The Truth Behind Delos (UHD 12:47)
These Violent Delights Have Violent Ends (UHD 11:18)
Bring Yourself Back Online: Reflections of Season 2 (UHD 14:49)
Bring Yourself Back Online: Of Love and Shogun (UHD 15:26)
Bring Yourself Back Online: Journeys and Technology (UHD 15:26)
Creating Westworld's Reality: The Drone Hosts (UHD 3:23)
Creating Westworld's Reality: Fort Forlorn Hope (UHD 5:32)
Creating Westworld's Reality: The Delos Experiment (UHD 5:59)
Creating Westworld's Reality: Shogun World (UHD 12:58)
Creating Westworld's Reality: Inside the Cradle (UHD 4:48)

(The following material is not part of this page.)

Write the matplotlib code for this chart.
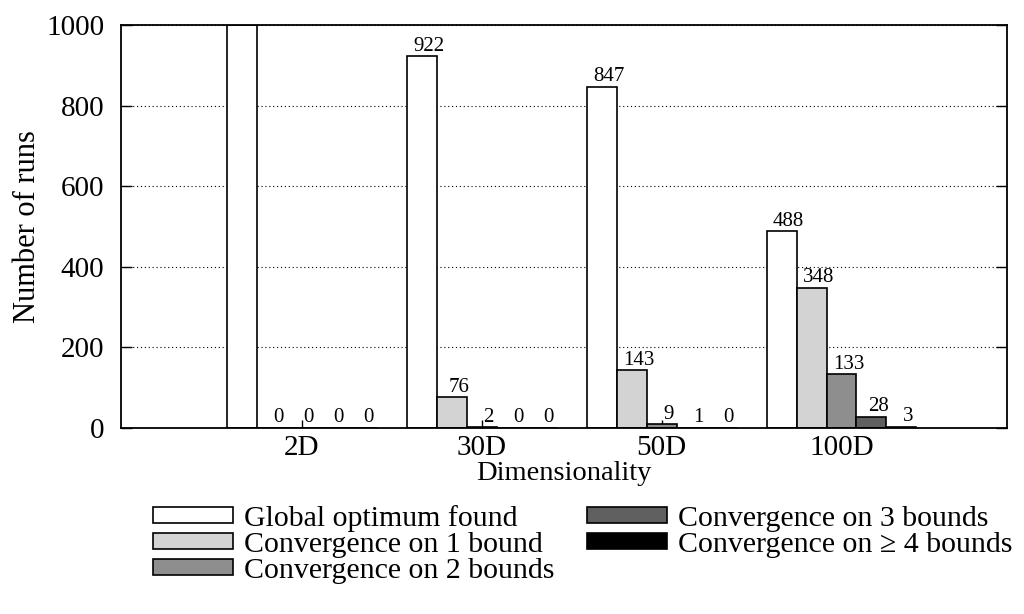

Creating Westworld's Reality: Chaos in the Mesa (UHD 5:29)
Creating Westworld's Reality: Ghost Nation (UHD 3:19)
Creating Westworld's Reality: Deconstructing Maeve (UHD 3:31)
Creating Westworld's Reality: The Valley Beyond (UHD 11:42)
Depending on who you ask, Westworld: Season Two - The Door was either a bold continuation of a terrific show or an epic confusing fail. I enjoyed it myself the first time through, but my second viewing made its clunky storytelling shortfalls all the more obvious. You can chalk me up as a defender but I hope the showrunners have a clear plan forward for when the show returns in 2020. Warner Bros. brings Westworld: Season Two - The Door to Blu-ray in fine order with a solid video transfer, an excellent audio mix, and an okay if anemic bonus features package.
While Fans will surely want to pick up this season, those unsure or less impressed may want to wait and see what Season Three has to offer. Also, with improved video and audio presentations, the 4K Ultra HD Blu-ray release represents a better overall value, as it also includes everything from this set.
Ultimately, Westworld Season 2 on Blu-ray is Worth A Look.